I'm looking for sound effects or some kind of music for this scene.


----------



## 22606 (Aug 11, 2008)

Midnight Syndicate's _Gates of Delirium_ and/or Nox Arcana's _Blackthorn Asylum_ are my suggestions.


----------



## Dark lord (Jan 8, 2007)

I did an Asylum last year & have a few different SFX 's for this. I'll load a zip file in a Dropbox link for ya, swamped at work & shutting it down Oct 1st so I'll get something together for you in the next week.


----------



## whodat18 (Oct 23, 2008)

Sounds good thanks!


----------



## peeweepinson (Aug 18, 2003)

I would greatly appreciate that too Dark Lord, thank you!


----------



## Rich B (Sep 23, 2005)

Gore Galore/Rusty Knife - Sanitarium would be perfect, an hour long track. http://www.hauntedprops.com/product-p/cdgore6-s.htm

Or Poison Props - Insane Asylum - http://www.poisonprops.com/cd111-insane-asylum/


----------



## whodat18 (Oct 23, 2008)

I like the poison props track.


----------



## Atomic Mystery Monster (Jul 29, 2003)

"Ward 5" by Dead Rose Symphony and "The Dark Ride" by Prelude to a Nightmare could also work in an asylum theme.


----------



## mattdogg1223 (Oct 25, 2012)

can you send me it too darklord? would appreciate it


----------



## Dark lord (Jan 8, 2007)

Pm links sent


----------



## whodat18 (Oct 23, 2008)

Can you send me the link?


----------



## Dark lord (Jan 8, 2007)

whodat18 said:


> Can you send me the link?


Sure can, I'd be crazy not to,......lol


----------



## Woodsy (Sep 20, 2013)

Me too your Lord ship !!


----------



## Dark lord (Jan 8, 2007)

Woodsy said:


> Me too your Lord ship !!


Send your way now


----------



## PMTT (Oct 13, 2013)

Could I get this as well please? That is if you still have it! TIA!


----------



## Nurse Catheta (Sep 3, 2018)

I would be interested in that too, if you still have it Dark Lord


----------



## Dark lord (Jan 8, 2007)

Yes I still have all my audio, I'll be on my main pc lil later today & will upload a zip file with my ayslum sfx & pm you the link


----------



## Whispers in the Park (Jun 6, 2009)

Dark lord, I would love to get the link also.
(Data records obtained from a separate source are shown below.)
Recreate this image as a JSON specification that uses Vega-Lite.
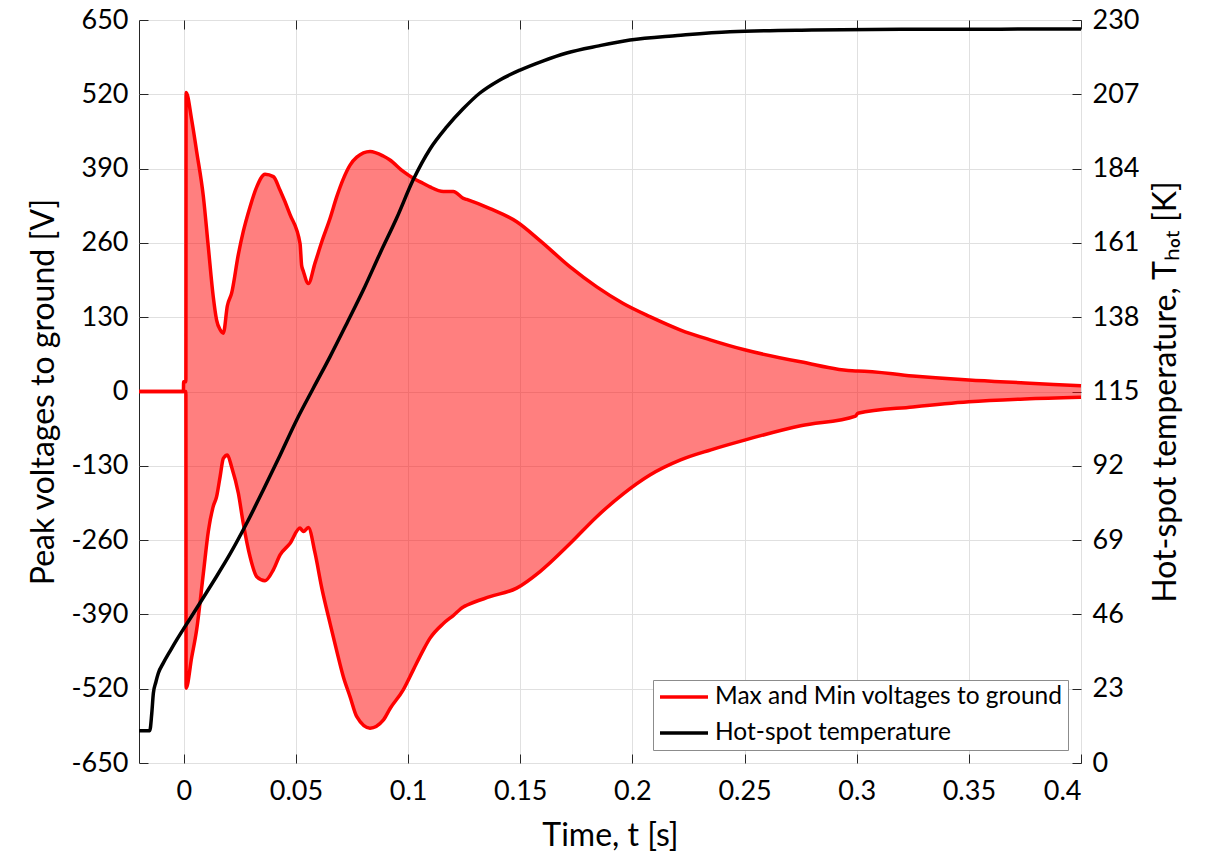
{
  "$schema": "https://vega.github.io/schema/vega-lite/v6.json",
  "width": 942,
  "height": 743,
  "autosize": "none",
  "padding": {"left": 139, "top": 20, "right": 130, "bottom": 92},
  "background": "white",
  "config": {
    "font": "Lato",
    "view": {"stroke": "#262626", "strokeWidth": 1},
    "axis": {
      "labelFont": "Lato",
      "titleFont": "Lato",
      "labelFontSize": 27,
      "titleFontSize": 32,
      "titleFontWeight": "normal",
      "labelColor": "#000000",
      "titleColor": "#000000",
      "tickColor": "#262626",
      "tickSize": -9,
      "tickWidth": 1,
      "domain": false,
      "gridColor": "#e0e0e0",
      "gridWidth": 1,
      "labelPadding": 20
    },
    "legend": {
      "labelFont": "Lato",
      "labelFontSize": 24.5,
      "labelColor": "#000000"
    }
  },
  "datasets": {
    "band": [
      {"t": -0.02, "vmax": 0, "vmin": 0},
      {"t": -0.0002, "vmax": 0, "vmin": 0},
      {"t": -0.0001, "vmax": 17, "vmin": 0},
      {"t": 0.0009, "vmax": 17, "vmin": 0},
      {"t": 0.001, "vmax": 523, "vmin": -519},
      {"t": 0.0035, "vmax": 475, "vmin": -465},
      {"t": 0.0057, "vmax": 420, "vmin": -417},
      {"t": 0.0087, "vmax": 341, "vmin": -318},
      {"t": 0.0109, "vmax": 253, "vmin": -245},
      {"t": 0.0131, "vmax": 166, "vmin": -201},
      {"t": 0.0146, "vmax": 125, "vmin": -184},
      {"t": 0.0162, "vmax": 108, "vmin": -148},
      {"t": 0.0176, "vmax": 102, "vmin": -117},
      {"t": 0.0194, "vmax": 150, "vmin": -111},
      {"t": 0.0213, "vmax": 172, "vmin": -132},
      {"t": 0.0243, "vmax": 240, "vmin": -178},
      {"t": 0.0265, "vmax": 280, "vmin": -231},
      {"t": 0.0295, "vmax": 323, "vmin": -289},
      {"t": 0.0325, "vmax": 358, "vmin": -324},
      {"t": 0.0362, "vmax": 380, "vmin": -331},
      {"t": 0.0399, "vmax": 376, "vmin": -312},
      {"t": 0.0429, "vmax": 352, "vmin": -286},
      {"t": 0.0473, "vmax": 310, "vmin": -266},
      {"t": 0.0518, "vmax": 259, "vmin": -239},
      {"t": 0.0525, "vmax": 221, "vmin": -242},
      {"t": 0.0533, "vmax": 210, "vmin": -245},
      {"t": 0.0555, "vmax": 189, "vmin": -238},
      {"t": 0.0585, "vmax": 225, "vmin": -283},
      {"t": 0.0615, "vmax": 262, "vmin": -344},
      {"t": 0.0652, "vmax": 303, "vmin": -406},
      {"t": 0.0681, "vmax": 340, "vmin": -453},
      {"t": 0.0711, "vmax": 372, "vmin": -499},
      {"t": 0.0741, "vmax": 396, "vmin": -534},
      {"t": 0.0771, "vmax": 410, "vmin": -569},
      {"t": 0.083, "vmax": 420, "vmin": -589},
      {"t": 0.0889, "vmax": 412, "vmin": -575},
      {"t": 0.0919, "vmax": 405, "vmin": -555},
      {"t": 0.0978, "vmax": 385, "vmin": -522},
      {"t": 0.1023, "vmax": 373, "vmin": -487},
      {"t": 0.1068, "vmax": 364, "vmin": -452},
      {"t": 0.1097, "vmax": 358, "vmin": -432},
      {"t": 0.1157, "vmax": 350, "vmin": -406},
      {"t": 0.1201, "vmax": 350, "vmin": -392},
      {"t": 0.1246, "vmax": 338, "vmin": -377},
      {"t": 0.1261, "vmax": 336, "vmin": -374},
      {"t": 0.1365, "vmax": 320, "vmin": -359},
      {"t": 0.1484, "vmax": 297, "vmin": -344},
      {"t": 0.1588, "vmax": 264, "vmin": -315},
      {"t": 0.1722, "vmax": 218, "vmin": -266},
      {"t": 0.1841, "vmax": 183, "vmin": -219},
      {"t": 0.1959, "vmax": 154, "vmin": -179},
      {"t": 0.2078, "vmax": 131, "vmin": -146},
      {"t": 0.2212, "vmax": 108, "vmin": -120},
      {"t": 0.235, "vmax": 90, "vmin": -102},
      {"t": 0.25, "vmax": 73, "vmin": -85},
      {"t": 0.275, "vmax": 52, "vmin": -60},
      {"t": 0.2995, "vmax": 36, "vmin": -43},
      {"t": 0.3005, "vmax": 36, "vmin": -38},
      {"t": 0.325, "vmax": 27, "vmin": -27},
      {"t": 0.35, "vmax": 20, "vmin": -18},
      {"t": 0.375, "vmax": 15, "vmin": -13},
      {"t": 0.4, "vmax": 10, "vmin": -10}
    ],
    "temp": [
      {"t": -0.02, "T": 10},
      {"t": -0.0152, "T": 10},
      {"t": -0.0143, "T": 15.4},
      {"t": -0.0136, "T": 21.6},
      {"t": -0.0125, "T": 25},
      {"t": -0.0114, "T": 27.8},
      {"t": -0.0092, "T": 30.9},
      {"t": -0.006, "T": 34.8},
      {"t": -0.0032, "T": 38.1},
      {"t": 0.0005, "T": 42.2},
      {"t": 0.0057, "T": 47.9},
      {"t": 0.0131, "T": 56.1},
      {"t": 0.0206, "T": 64.7},
      {"t": 0.028, "T": 74.2},
      {"t": 0.0354, "T": 84.5},
      {"t": 0.0429, "T": 95.3},
      {"t": 0.0503, "T": 106.2},
      {"t": 0.0577, "T": 116},
      {"t": 0.0652, "T": 125.8},
      {"t": 0.0726, "T": 136},
      {"t": 0.08, "T": 146.4},
      {"t": 0.0875, "T": 157.8},
      {"t": 0.0949, "T": 168.7},
      {"t": 0.1023, "T": 180.6},
      {"t": 0.1097, "T": 190},
      {"t": 0.1172, "T": 196.9},
      {"t": 0.1245, "T": 202.5},
      {"t": 0.132, "T": 207.4},
      {"t": 0.1405, "T": 211.3},
      {"t": 0.1499, "T": 214.5},
      {"t": 0.16, "T": 217.3},
      {"t": 0.1707, "T": 219.8},
      {"t": 0.185, "T": 222},
      {"t": 0.1989, "T": 223.8},
      {"t": 0.22, "T": 225.2},
      {"t": 0.2435, "T": 226.4},
      {"t": 0.28, "T": 226.9},
      {"t": 0.32, "T": 227.1},
      {"t": 0.4, "T": 227.2}
    ]
  },
  "layer": [
    {
      "data": {"name": "band"},
      "layer": [
        {
          "mark": {"type": "area", "color": "#ff0000", "opacity": 0.5, "interpolate": "monotone"},
          "encoding": {
            "x": {
              "field": "t",
              "type": "quantitative",
              "scale": {"domain": [-0.02, 0.4], "nice": false, "zero": false},
              "axis": {
                "orient": "bottom",
                "values": [0, 0.05, 0.1, 0.15, 0.2, 0.25, 0.3, 0.35, 0.4],
                "labelExpr": "'' + datum.value",
                "title": "Time, t [s]",
                "labelPadding": 24,
                "titlePadding": 16,
                "grid": true
              }
            },
            "y": {
              "field": "vmax",
              "type": "quantitative",
              "scale": {"domain": [-650, 650], "nice": false},
              "axis": {
                "values": [-650, -520, -390, -260, -130, 0, 130, 260, 390, 520, 650],
                "labelExpr": "'' + datum.value",
                "title": "Peak voltages to ground [V]",
                "titlePadding": 10,
                "grid": true
              }
            },
            "y2": {"field": "vmin"}
          }
        },
        {
          "mark": {"type": "line", "strokeWidth": 3.5, "strokeJoin": "round", "interpolate": "monotone"},
          "encoding": {
            "x": {"field": "t", "type": "quantitative"},
            "y": {"field": "vmax", "type": "quantitative"},
            "stroke": {
              "datum": "Max and Min voltages to ground",
              "type": "nominal",
              "scale": {
                "domain": ["Max and Min voltages to ground", "Hot-spot temperature"],
                "range": ["#ff0000", "#000000"]
              },
              "legend": {
                "title": null,
                "orient": "bottom-right",
                "offset": 13,
                "fillColor": "white",
                "strokeColor": "#8c8c8c",
                "padding": 5,
                "symbolType": "stroke",
                "symbolSize": 2304,
                "symbolStrokeWidth": 3.5,
                "clipHeight": 24,
                "rowPadding": 11,
                "labelOffset": 5,
                "labelLimit": 500
              }
            }
          }
        },
        {
          "mark": {"type": "line", "strokeWidth": 3.5, "strokeJoin": "round", "interpolate": "monotone"},
          "encoding": {
            "x": {"field": "t", "type": "quantitative"},
            "y": {"field": "vmin", "type": "quantitative"},
            "stroke": {"datum": "Max and Min voltages to ground", "type": "nominal"}
          }
        }
      ]
    },
    {
      "data": {"name": "temp"},
      "mark": {"type": "line", "strokeWidth": 3.5, "strokeJoin": "round", "interpolate": "monotone"},
      "encoding": {
        "x": {
          "field": "t",
          "type": "quantitative",
          "axis": {
            "orient": "top",
            "values": [0, 0.05, 0.1, 0.15, 0.2, 0.25, 0.3, 0.35, 0.4],
            "labels": false,
            "title": null,
            "grid": false
          }
        },
        "y": {
          "field": "T",
          "type": "quantitative",
          "scale": {"domain": [0, 230], "nice": false},
          "axis": {
            "orient": "right",
            "values": [0, 23, 46, 69, 92, 115, 138, 161, 184, 207, 230],
            "title": "Hot-spot temperature, Tₕₒₜ [K]",
            "titleAngle": 270,
            "titleBaseline": "top",
            "titlePadding": 12,
            "grid": false
          }
        },
        "stroke": {"datum": "Hot-spot temperature", "type": "nominal"}
      }
    }
  ],
  "resolve": {"scale": {"y": "independent"}, "axis": {"x": "independent", "y": "independent"}}
}
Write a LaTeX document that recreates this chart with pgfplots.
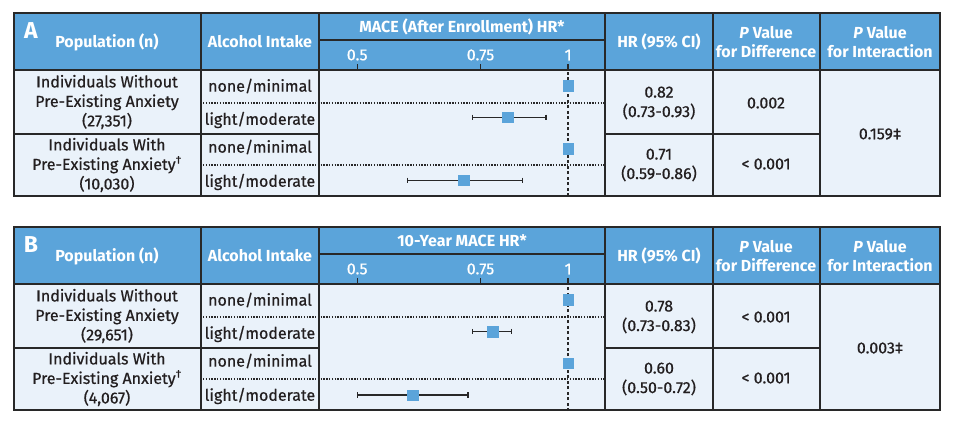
\documentclass[border=0pt]{standalone}
\usepackage{pgfplots}
\pgfplotsset{compat=1.18}
\usepackage{fontspec}
\setmainfont{Fira Sans}
\newfontfamily\medfont{Fira Sans}[FakeBold=0.6]
\definecolor{hdr}{RGB}{91,164,218}
\definecolor{bodyc}{RGB}{234,242,250}
\definecolor{sq}{RGB}{91,164,218}
\definecolor{ln}{RGB}{40,40,40}
\definecolor{txt}{RGB}{35,31,32}
\newcommand{\hf}{\fontsize{16}{19}\selectfont\bfseries\color{white}}
\newcommand{\bdf}{\medfont\fontsize{16}{19.5}\selectfont\color{txt}}
\newcommand{\grid}{%
 \fill[hdr] (14,13) rectangle (940,70);
 \fill[bodyc] (14,70) rectangle (940,196);
 \draw[ln, line width=1.5pt] (14,70) -- (940,70);
 \draw[ln, line width=1.5pt] (319,40) -- (605,40);
 \foreach \x in {201,319,605,713,820} \draw[ln, line width=1.5pt] (\x,13) -- (\x,196);
 \draw[ln, line width=1.5pt] (14,134) -- (319,134) (605,134) -- (820,134);
 \draw[ln, line width=1.4pt, dash pattern=on 1.4pt off 1.4pt] (203,103) -- (605,103) (203,165) -- (605,165);
 \draw[ln, line width=1.8pt] (14,13) rectangle (940,196);
 \node[font=\hf] at (107,42) {Population (n)};
 \node[font=\hf] at (260,42) {Alcohol Intake};
 \node[font=\hf] at (659,42) {HR (95\% CI)};
 \node[font=\hf, align=center] at (766,42) {\textit{P} Value\\for Difference};
 \node[font=\hf, align=center] at (880,42) {\textit{P} Value\\for Interaction};
 \node[font=\bdf] at (260,86) {none/minimal};
 \node[font=\bdf] at (260,120) {light/moderate};
 \node[font=\bdf] at (260,147) {none/minimal};
 \node[font=\bdf] at (260,182) {light/moderate};
}
\begin{document}
\begin{tikzpicture}
\path (0pt,0pt) rectangle (953pt,-425pt);
\begin{scope}[x=1pt,y=-1pt]
 \grid
 \node[font=\fontsize{23}{23}\selectfont\bfseries\color{white}] at (31,31) {A};
 \node[font=\hf] at (462,27) {MACE (After Enrollment) HR*};
 \node[font=\bdf, align=center] at (107,102) {Individuals Without\\Pre-Existing Anxiety\\(27,351)};
 \node[font=\bdf, align=center] at (107,165) {Individuals With\\Pre-Existing Anxiety\textsuperscript{†}\\(10,030)};
 \node[font=\bdf, align=center] at (659,103) {0.82\\(0.73-0.93)};
 \node[font=\bdf, align=center] at (659,165) {0.71\\(0.59-0.86)};
 \node[font=\bdf] at (766,103) {0.002};
 \node[font=\bdf] at (766,164) {< 0.001};
 \node[font=\bdf] at (880,134) {0.159‡};
 \begin{scope}[yshift=-214pt]
 \grid
 \node[font=\fontsize{23}{23}\selectfont\bfseries\color{white}] at (31,31) {B};
 \node[font=\hf] at (462,27) {10-Year MACE HR*};
 \node[font=\bdf, align=center] at (107,102) {Individuals Without\\Pre-Existing Anxiety\\(29,651)};
 \node[font=\bdf, align=center] at (107,165) {Individuals With\\Pre-Existing Anxiety\textsuperscript{†}\\(4,067)};
 \node[font=\bdf, align=center] at (659,103) {0.78\\(0.73-0.83)};
 \node[font=\bdf, align=center] at (659,165) {0.60\\(0.50-0.72)};
 \node[font=\bdf] at (766,103) {< 0.001};
 \node[font=\bdf] at (766,164) {< 0.001};
 \node[font=\bdf] at (880,134) {0.003‡};
 \end{scope}
\end{scope}
\begin{axis}[xmode=log, anchor=south west, at={(319pt,-196pt)}, width=286pt, height=126pt, scale only axis,
 xmin=0.441, xmax=1.129, ymin=0, ymax=4,
 axis line style={draw=none}, ytick=\empty, xtick={0.5,0.75,1}, xticklabels={0.5,0.75,1},
 xtick pos=upper, xticklabel pos=upper, tick align=outside, major tick length=6pt,
 tick style={ln, line width=1.4pt},
 xticklabel style={font=\medfont\fontsize{16}{16}\selectfont, text=white},
 clip=false]
 \addplot[ln, line width=1.4pt, dash pattern=on 3pt off 2.5pt] coordinates {(1,0) (1,4)};
 \addplot[ln, line width=1.4pt, mark=|, mark size=2.7pt, mark options={solid,line width=1.4pt}] coordinates {(0.73,2.5) (0.93,2.5)};
 \addplot[ln, line width=1.4pt, mark=|, mark size=2.7pt, mark options={solid,line width=1.4pt}] coordinates {(0.59,0.5) (0.86,0.5)};
 \addplot[sq, only marks, mark=square*, mark size=5.3pt, mark options={fill=sq, draw=sq}] coordinates {(1,3.5) (0.82,2.5) (1,1.5) (0.71,0.5)};
\end{axis}
\begin{axis}[xmode=log, anchor=south west, at={(319pt,-411pt)}, width=286pt, height=127pt, scale only axis,
 xmin=0.441, xmax=1.129, ymin=0, ymax=4,
 axis line style={draw=none}, ytick=\empty, xtick={0.5,0.75,1}, xticklabels={0.5,0.75,1},
 xtick pos=upper, xticklabel pos=upper, tick align=outside, major tick length=6pt,
 tick style={ln, line width=1.4pt},
 xticklabel style={font=\medfont\fontsize{16}{16}\selectfont, text=white},
 clip=false]
 \addplot[ln, line width=1.4pt, dash pattern=on 3pt off 2.5pt] coordinates {(1,0) (1,4)};
 \addplot[ln, line width=1.4pt, mark=|, mark size=2.7pt, mark options={solid,line width=1.4pt}] coordinates {(0.73,2.5) (0.83,2.5)};
 \addplot[ln, line width=1.4pt, mark=|, mark size=2.7pt, mark options={solid,line width=1.4pt}] coordinates {(0.50,0.5) (0.72,0.5)};
 \addplot[sq, only marks, mark=square*, mark size=5.3pt, mark options={fill=sq, draw=sq}] coordinates {(1,3.5) (0.78,2.5) (1,1.5) (0.60,0.5)};
\end{axis}
\end{tikzpicture}
\end{document}
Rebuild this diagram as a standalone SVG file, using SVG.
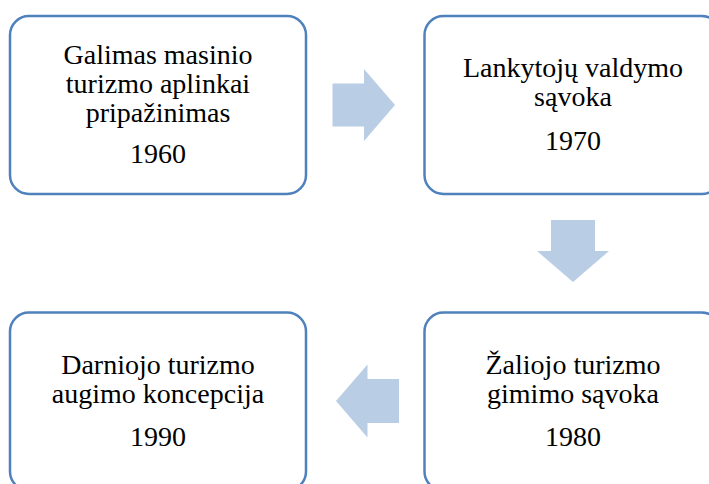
<svg xmlns="http://www.w3.org/2000/svg" width="709" height="484" viewBox="0 0 709 484">
<style>
.box{fill:#fff;stroke:#4f81bd;stroke-width:2.5}
.arr{fill:#b9cde5}
text{font-family:"Liberation Serif","Times New Roman",serif;font-size:28px;fill:#000;text-anchor:middle}
</style>
<rect width="709" height="484" fill="#fff"/>
<g id="n1960">
<rect class="box" x="10" y="16" width="296" height="178" rx="19"/>
<text x="158" y="64">Galimas masinio</text>
<text x="158" y="93">turizmo aplinkai</text>
<text x="158" y="121.5">pripažinimas</text>
<text x="158" y="163">1960</text>
</g>
<g id="n1970">
<rect class="box" x="424.5" y="16" width="296" height="178" rx="19"/>
<text x="573" y="77">Lankytojų valdymo</text>
<text x="573" y="105.5">sąvoka</text>
<text x="573" y="150">1970</text>
</g>
<g id="n1980">
<rect class="box" x="424.5" y="312.5" width="296" height="178" rx="19"/>
<text x="573" y="374">Žaliojo turizmo</text>
<text x="573" y="402.5">gimimo sąvoka</text>
<text x="573" y="446">1980</text>
</g>
<g id="n1990">
<rect class="box" x="10" y="312.5" width="296" height="178" rx="19"/>
<text x="158" y="374">Darniojo turizmo</text>
<text x="158" y="402.5">augimo koncepcija</text>
<text x="158" y="446">1990</text>
</g>
<g id="connectors">
<polygon class="arr" points="332.5,83.5 364,83.5 364,69 395,105 364,141 364,126.5 332.5,126.5"/>
<polygon class="arr" points="551,220 595,220 595,251 609,251 573,282 537,251 551,251"/>
<polygon class="arr" points="399,379 367.5,379 367.5,364.5 336,401 367.5,437.5 367.5,423 399,423"/>
</g>
</svg>
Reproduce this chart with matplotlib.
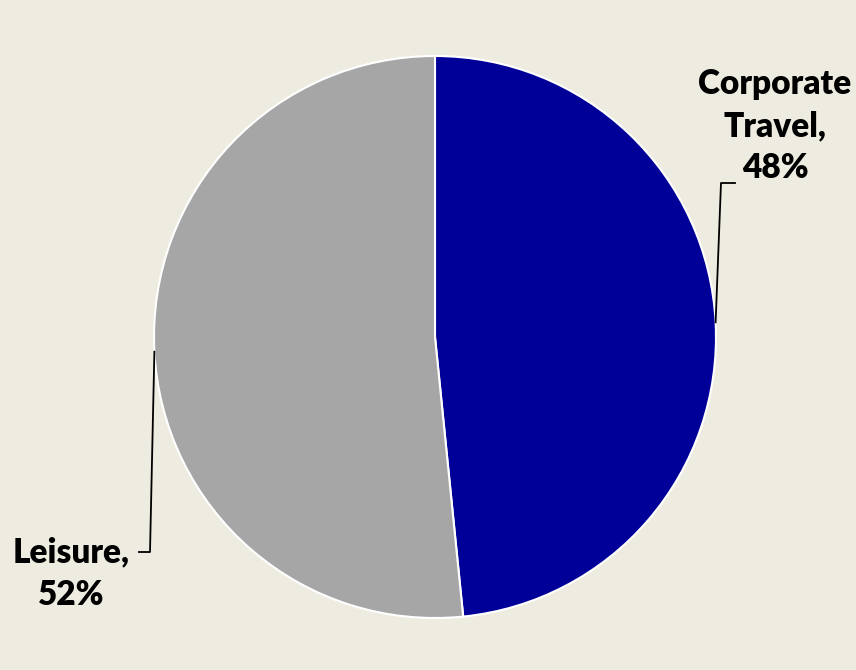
import matplotlib
matplotlib.use("Agg")
import matplotlib.pyplot as plt
import numpy as np

labels = ["Corporate\nTravel,", "Leisure,"]
values = [48.4, 51.6]
colors = ["#000099", "#A6A6A6"]
bg = "#EEECE1"

W, H = 856, 670
fig = plt.figure(figsize=(W/100, H/100), dpi=100, facecolor=bg)
cx, cy, r = 435, 337, 281
ax = fig.add_axes([(cx-r)/W, (H-cy-r)/H, 2*r/W, 2*r/H])
ax.set_facecolor(bg)
ax.pie(values, colors=colors, startangle=90, counterclock=False,
       wedgeprops=dict(edgecolor="white", linewidth=1.5))
ax.set_xlim(-1, 1); ax.set_ylim(-1, 1)
ax.set_aspect("equal")
ax.axis("off")

def d(px, py):
    return ((px-cx)/r, (cy-py)/r)

font = dict(family=["Lato", "DejaVu Sans"], fontweight="heavy", fontsize=24, color="black")

# Corporate leader
a = np.deg2rad(3)
p0 = (np.cos(a), np.sin(a))
p1 = d(721, 183); p2 = d(735, 183)
ax.plot([p0[0], p1[0], p2[0]], [p0[1], p1[1], p2[1]], color="black", lw=1.3, clip_on=False)
t = d(775, 126)
ax.text(t[0], t[1], f"{labels[0]}\n{round(values[0])}%", ha="center", va="center",
        linespacing=1.4, clip_on=False, **font)

# Leisure leader
a = np.deg2rad(183)
p0 = (np.cos(a), np.sin(a))
p1 = d(150, 552); p2 = d(139, 552)
ax.plot([p0[0], p1[0], p2[0]], [p0[1], p1[1], p2[1]], color="black", lw=1.3, clip_on=False)
t = d(71, 574)
ax.text(t[0], t[1], f"{labels[1]}\n{round(values[1])}%", ha="center", va="center",
        linespacing=1.4, clip_on=False, **font)

fig.savefig("out.png", dpi=100, facecolor=bg)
You have helped me with files in the past. You are awesome!


----------



## Marmite (Oct 13, 2018)

I to would also really appreciate a link for this if you have the time


----------



## Dark lord (Jan 8, 2007)

I'll fire up the main pc tomorrow & shoot you both the zip files


----------



## Marmite (Oct 13, 2018)

Dark lord said:


> I'll fire up the main pc tomorrow & shoot you both the zip files


Thank you O Dark lord


----------



## Ifyoubuildittheywillcome (Aug 20, 2019)

Jerry Samuels (billed as Napoleon XIV), its very kooky music, the title is The Second Coming.


----------